Just what I needed, a geeky, virtual boy beating my real self.
The elevator drags me back up to home. At least I can’t complain about the commute.
As I step off into the living room, I proffer a box of steaming pizza covered in pineapple and cheese. My mom’s reading her Kindle on the couch. She never rolled downstairs during the day.
“Hope there’s no fruit on that,” she says.
It’s our little ritual—if I order the pizza, I put fruit on it—if she does it’s smothered in anchovies. Yuck. But I’ve bigger issues on my mind—like paying the mortgage.
“You wouldn’t happen to have any of grandma’s estate jewellery left?” I ask.
Her good eye is piercing.
“You know, for when I want to get married?” Am I being obvious, because I feel like I am? “Not like I’m hoping you’ll die soon or anything.”
“That’s good to hear. Nothing but a couple of wedding bands, which wouldn’t fetch much. Definitely not enough to cover any dowry you’ll need, and, no, not enough for the mortgage either.”
She can see right through me. I also see where I inherited my sarcasm.
“So you know.”
“I know,” she says, and I wonder if she’s given up.
“Why didn’t you tell me? And what happens if we can’t pay?”
She lowers the Kindle to her chest and regards me with a lonely emerald eye. “If we miss the payment, we’ll have thirty-five days to pay off the entire mortgage, then the bank will be able to sell the land and building.”
“The entire mortgage,” I say.
“Almost a million dollars, honey,” she says it softly. “The bank has given us breaks in the past but those have ended.”
My teeth wear away at my bottom lip as I struggle to fight tears. I can’t see weasel-face banker helping us. You’re lucky, he’d told me as I handed over the payment in the nick of time. We have to make that payment.
“Trin starts tomorrow,” I say.
“Peter said he probably would be.”
That rankles. I slide the pizza box onto the kitchen table. I didn’t order a big enough pizza for him to share, but I’m not as hungry anymore.
“Did you know Peter writes in code for fun?”
I ask.
“Upside down.” My mom nods.
“And backwards,” I say. “It’s weird.”
“So did Leonardo da Vinci.”
Evidently this is not enough to raise an alarm about his trustworthiness.
“I interviewed more people, you know. I am trying as well.” I don’t know why I’m saying this but I’m so buried in work. I have this dream that one day I’ll wake up with two parents, a healthy mom, I’ll go to school, have a boyfriend I spend time with, friends … crazy thoughts.

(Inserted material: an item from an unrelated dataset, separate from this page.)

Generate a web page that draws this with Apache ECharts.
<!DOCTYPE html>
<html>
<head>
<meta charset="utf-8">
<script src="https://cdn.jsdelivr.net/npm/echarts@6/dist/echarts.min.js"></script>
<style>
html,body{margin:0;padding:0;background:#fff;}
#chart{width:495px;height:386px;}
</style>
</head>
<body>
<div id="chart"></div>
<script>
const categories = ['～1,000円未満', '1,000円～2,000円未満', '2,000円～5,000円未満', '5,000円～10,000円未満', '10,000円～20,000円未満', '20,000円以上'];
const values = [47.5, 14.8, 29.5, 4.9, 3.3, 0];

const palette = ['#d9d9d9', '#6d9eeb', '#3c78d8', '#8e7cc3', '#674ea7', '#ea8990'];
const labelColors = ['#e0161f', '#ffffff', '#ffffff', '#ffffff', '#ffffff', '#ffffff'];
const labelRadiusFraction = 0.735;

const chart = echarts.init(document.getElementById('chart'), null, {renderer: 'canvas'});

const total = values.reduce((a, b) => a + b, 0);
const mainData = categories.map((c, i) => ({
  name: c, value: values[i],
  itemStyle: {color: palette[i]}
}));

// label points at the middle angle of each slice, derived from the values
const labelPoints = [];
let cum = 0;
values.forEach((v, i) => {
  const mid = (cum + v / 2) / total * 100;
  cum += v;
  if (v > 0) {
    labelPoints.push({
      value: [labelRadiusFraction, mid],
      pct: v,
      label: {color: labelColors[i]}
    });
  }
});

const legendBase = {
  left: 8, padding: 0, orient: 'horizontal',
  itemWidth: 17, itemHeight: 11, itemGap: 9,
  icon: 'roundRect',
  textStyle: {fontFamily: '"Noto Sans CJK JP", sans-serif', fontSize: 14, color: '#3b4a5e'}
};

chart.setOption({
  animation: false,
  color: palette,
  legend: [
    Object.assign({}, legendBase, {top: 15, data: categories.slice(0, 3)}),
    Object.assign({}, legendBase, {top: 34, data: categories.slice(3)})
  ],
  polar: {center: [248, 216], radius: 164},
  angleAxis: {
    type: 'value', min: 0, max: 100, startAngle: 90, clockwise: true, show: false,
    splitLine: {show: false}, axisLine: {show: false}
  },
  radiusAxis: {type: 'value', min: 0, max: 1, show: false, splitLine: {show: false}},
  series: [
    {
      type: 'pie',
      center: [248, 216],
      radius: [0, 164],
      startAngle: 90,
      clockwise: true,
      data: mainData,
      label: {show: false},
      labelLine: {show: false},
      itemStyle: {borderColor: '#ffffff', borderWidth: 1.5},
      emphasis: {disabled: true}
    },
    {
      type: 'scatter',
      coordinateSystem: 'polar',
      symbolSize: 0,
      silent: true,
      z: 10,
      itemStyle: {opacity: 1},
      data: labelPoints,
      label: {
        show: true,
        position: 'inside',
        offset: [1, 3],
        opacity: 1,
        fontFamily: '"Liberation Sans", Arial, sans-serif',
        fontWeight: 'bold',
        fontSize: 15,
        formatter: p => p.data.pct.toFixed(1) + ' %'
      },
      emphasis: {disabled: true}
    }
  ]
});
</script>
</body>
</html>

My mom turns. The deep purplish moon beneath her good eye waxes ever larger, as if it’s taken on all the strain of the other. Thin lips stretch taut across her face. “Thank you, honey; I’m sorry I’m sick. I wish I wasn’t.”
I abandon the pizza and loop my arms around her shoulders.

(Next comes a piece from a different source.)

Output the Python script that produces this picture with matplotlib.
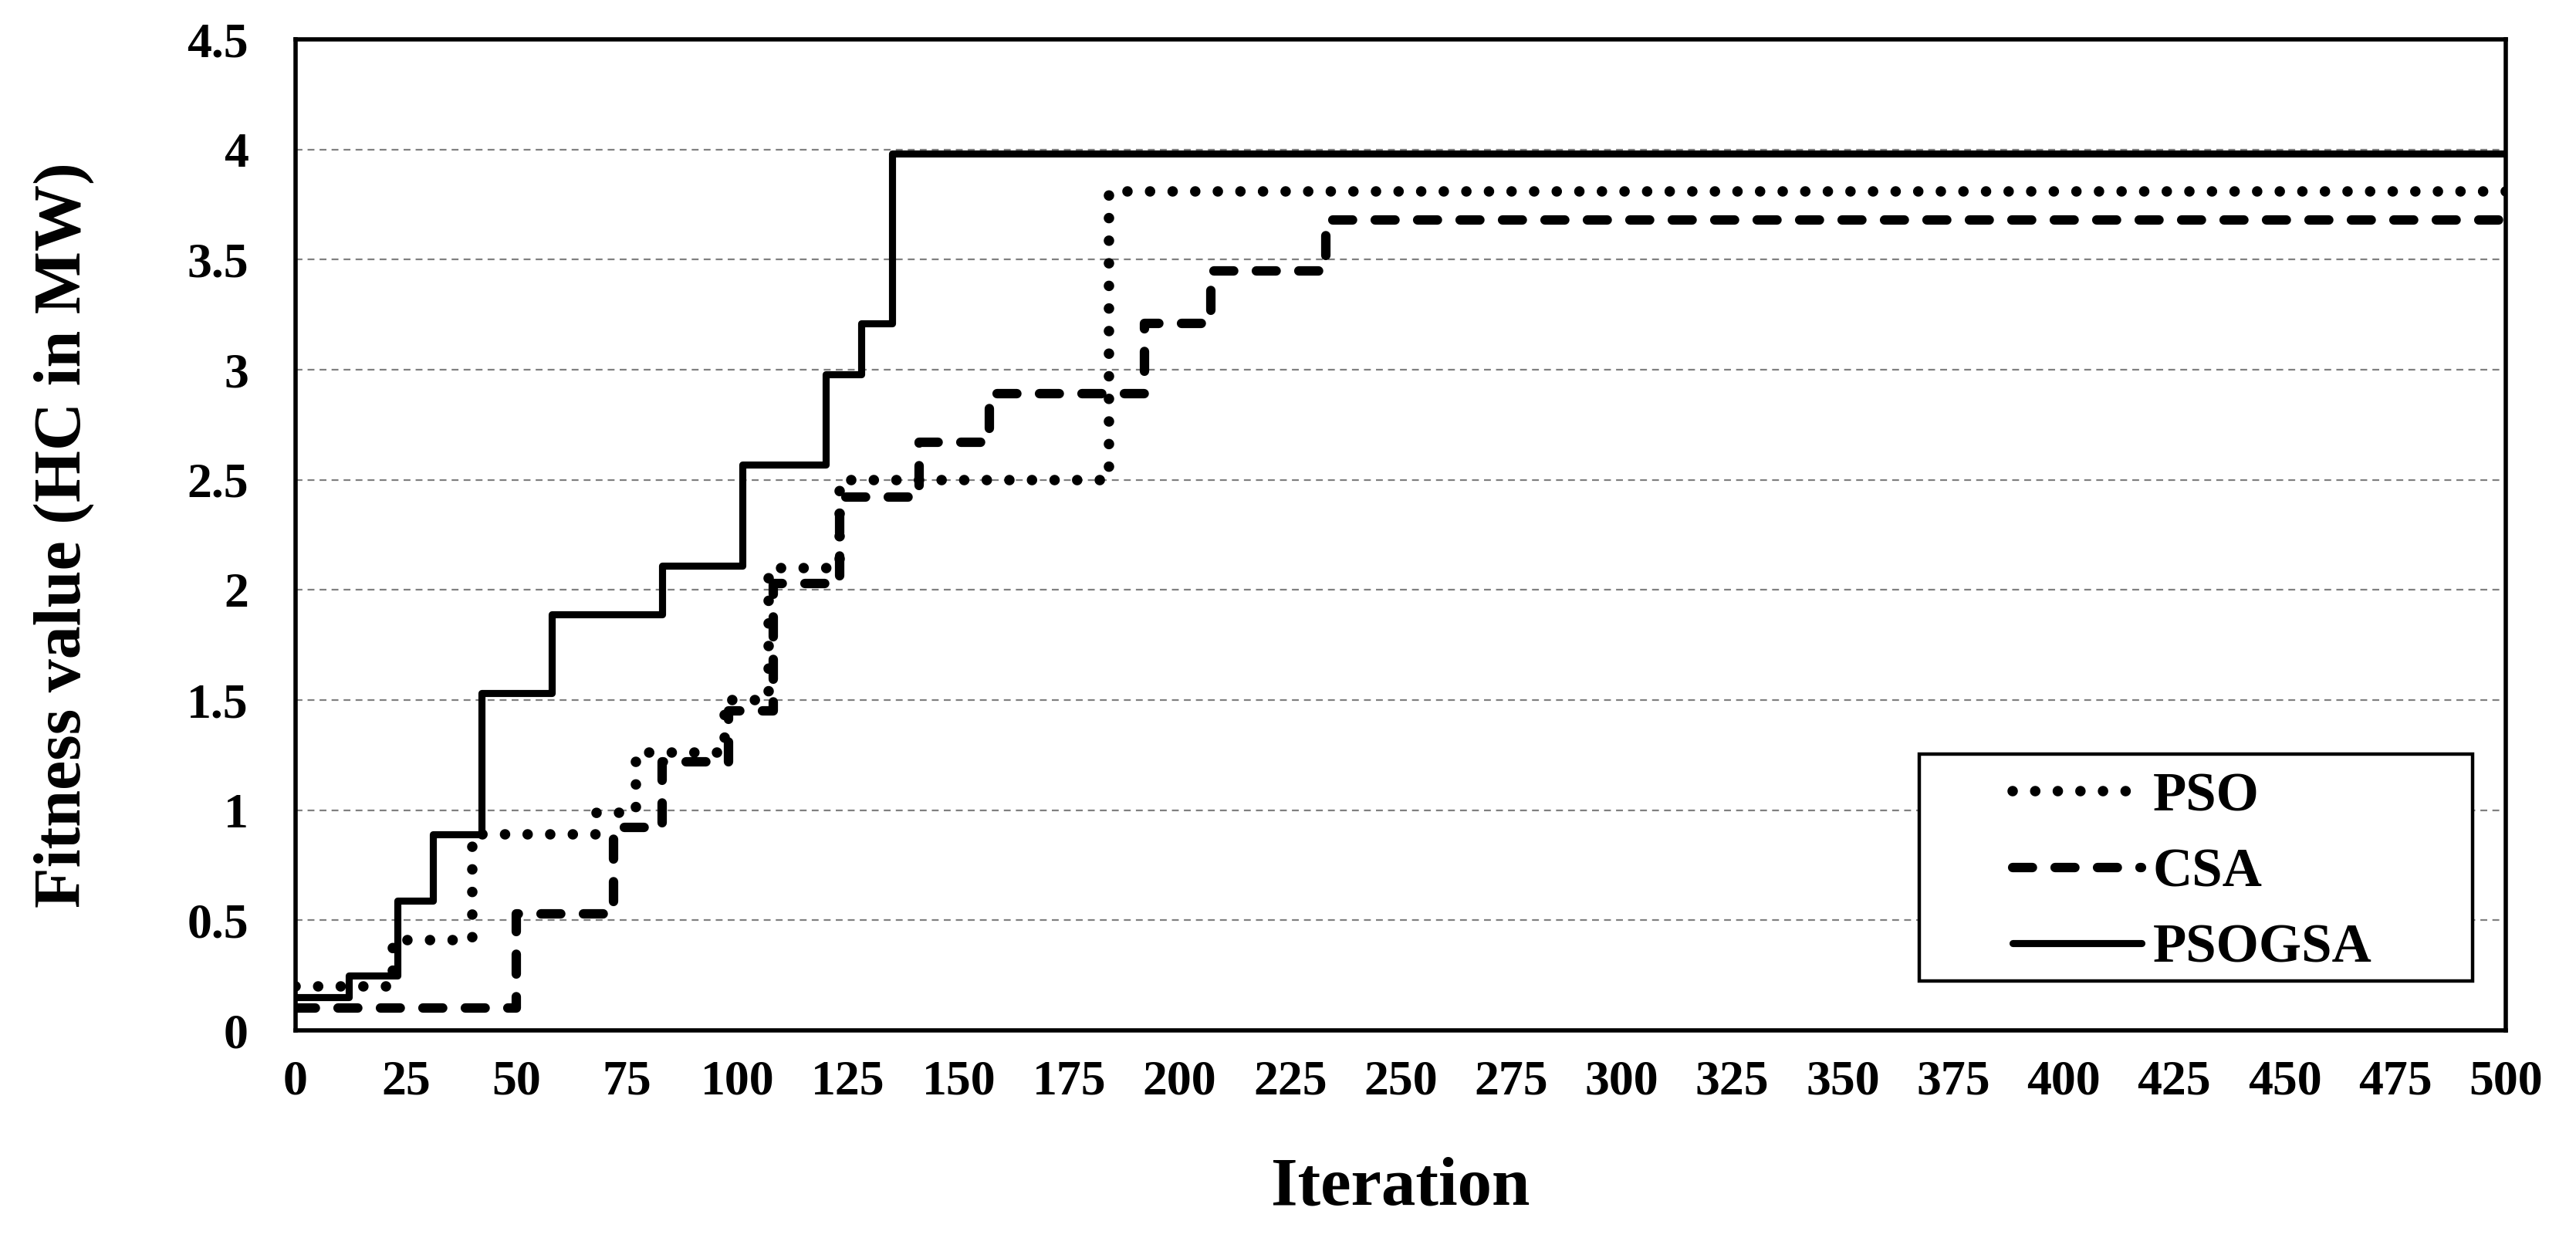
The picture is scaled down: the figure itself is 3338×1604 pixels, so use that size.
import matplotlib
matplotlib.use("Agg")
import matplotlib.pyplot as plt
from matplotlib.ticker import FuncFormatter
from matplotlib.patches import Rectangle

plt.rcParams['font.family'] = ['Liberation Serif', 'DejaVu Serif']
plt.rcParams['font.weight'] = 'bold'

# Step change points (iteration) and the fitness level held from that iteration on
pso_iter = [0, 22, 40, 68, 77, 97, 107, 123, 184, 500]
pso_val = [0.20, 0.41, 0.89, 0.99, 1.26, 1.50, 2.10, 2.50, 3.81, 3.81]

csa_iter = [0, 50, 72, 83, 98, 108, 123, 141, 157, 192, 207, 233, 500]
csa_val = [0.10, 0.53, 0.92, 1.22, 1.45, 2.03, 2.42, 2.67, 2.89, 3.21, 3.45, 3.68, 3.68]

psogsa_iter = [0, 12, 23, 31, 42, 58, 83, 101, 120, 128, 135, 500]
psogsa_val = [0.15, 0.25, 0.59, 0.89, 1.53, 1.89, 2.11, 2.57, 2.98, 3.21, 3.98, 3.98]

x_ticks = list(range(0, 501, 25))
y_ticks = [0, 0.5, 1, 1.5, 2, 2.5, 3, 3.5, 4, 4.5]

W, H = 3338, 1604
dpi = 200
fig = plt.figure(figsize=(W / dpi, H / dpi), dpi=dpi)
ax = fig.add_axes([383 / W, 1 - 1335 / H, (3247 - 383) / W, (1335 - 51) / H])

ax.plot(pso_iter, pso_val, drawstyle='steps-post', color='black', lw=4.9,
        linestyle=(0, (0.001, 2.15)), dash_capstyle='round', label='PSO')
ax.plot(csa_iter, csa_val, drawstyle='steps-post', color='black', lw=4.4,
        linestyle=(0, (2.1, 2.4)), dash_capstyle='round', label='CSA')
ax.plot(psogsa_iter, psogsa_val, drawstyle='steps-post', color='black', lw=3.3,
        linestyle='-', solid_capstyle='round', label='PSOGSA')

ax.set_xlim(0, 500)
ax.set_ylim(0, 4.5)
ax.set_xticks(x_ticks)
ax.set_yticks(y_ticks)
ax.yaxis.set_major_formatter(FuncFormatter(lambda v, p: f"{v:g}"))
ax.tick_params(axis='both', length=0, labelsize=23)
ax.tick_params(axis='x', pad=14)
ax.tick_params(axis='y', pad=22)
for lab in ax.get_xticklabels() + ax.get_yticklabels():
    lab.set_fontweight('bold')

ax.yaxis.grid(True, color='#808080', linestyle=(0, (4, 3)), lw=0.8)
ax.set_axisbelow(True)
for s in ax.spines.values():
    s.set_linewidth(2.0)
    s.set_color('black')

ax.set_xlabel('Iteration', fontsize=32, fontweight='bold', labelpad=24)
ax.set_ylabel('Fitness value (HC in MW)', fontsize=31, fontweight='bold', labelpad=43)

# legend frame drawn as a rectangle in axes coordinates
frame = Rectangle((0.7346, 0.0498), 0.985 - 0.7346, 0.2786 - 0.0498,
                  transform=ax.transAxes, facecolor='white', edgecolor='black',
                  lw=1.6, zorder=4)
ax.add_patch(frame)

leg = ax.legend(loc='center left', bbox_to_anchor=(0.777, 0.159), fontsize=25.5,
                frameon=False, handlelength=2.36, borderpad=0, labelspacing=0.47,
                handletextpad=0.2, borderaxespad=0)
leg.set_zorder(5)
for t in leg.get_texts():
    t.set_fontweight('bold')

fig.savefig('out.png', dpi=dpi)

“We’ll get through this, okay?” she adds. “I just need a bit of time. Peter’s a good man; give him a chance for me.” She pats my head and I snuffle an affirmative into her sweater. “Go finish your homework.”

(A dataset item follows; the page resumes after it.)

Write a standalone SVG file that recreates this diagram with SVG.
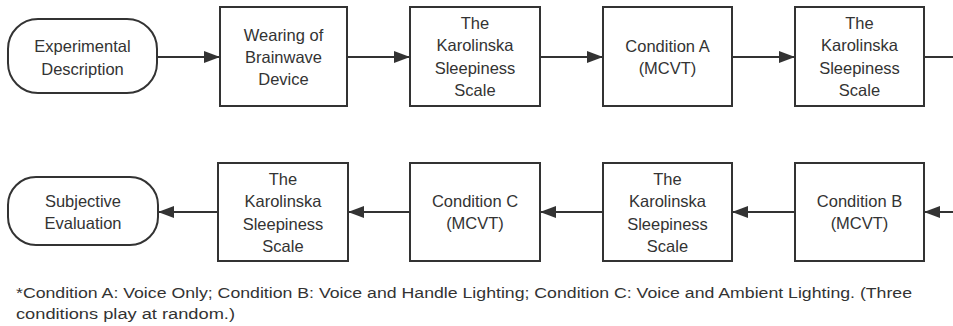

I run my sleeve across my eyes and snag a piece of pizza before heading back downstairs.
Before I hit Shadownet, I feed the strays out our back door, wondering if this will be the last bag of food I can afford for them. There are six felines, and I’ve named them all, so maybe they’re not really strays. Maybe they’re just my outdoor cats. I rake my fingers through their fur and the stress in my shoulders releases.
Kitty kibble rattles as I shake it into a bowl and then I settle in to eat my pizza with them. Huddled around the bowl, the six cats form the petals of some strange flower. I snap a picture and tag it #beautifulthing, then head in to start my homework.
As I jog down the steps into the basement, my sense of peace evaporates; there’s an interloper down here: Black Mamba.
I clap my hands twice, and around me Shadownet bleets and whirrs into awareness. Yes, I have installed The Clapper. In my defense, I’ve reprogrammed it. Not only does it clap-on, but it also snaps-to-sleep and responds to verbal commands using speech recognition. Now I can send tweets spoken aloud. I can reply to emails, and if anyone comes downstairs I can shut down everything by rapidly clapping twice. This is only a six on my geek scale. I’m not sure anyone wants to see a ten.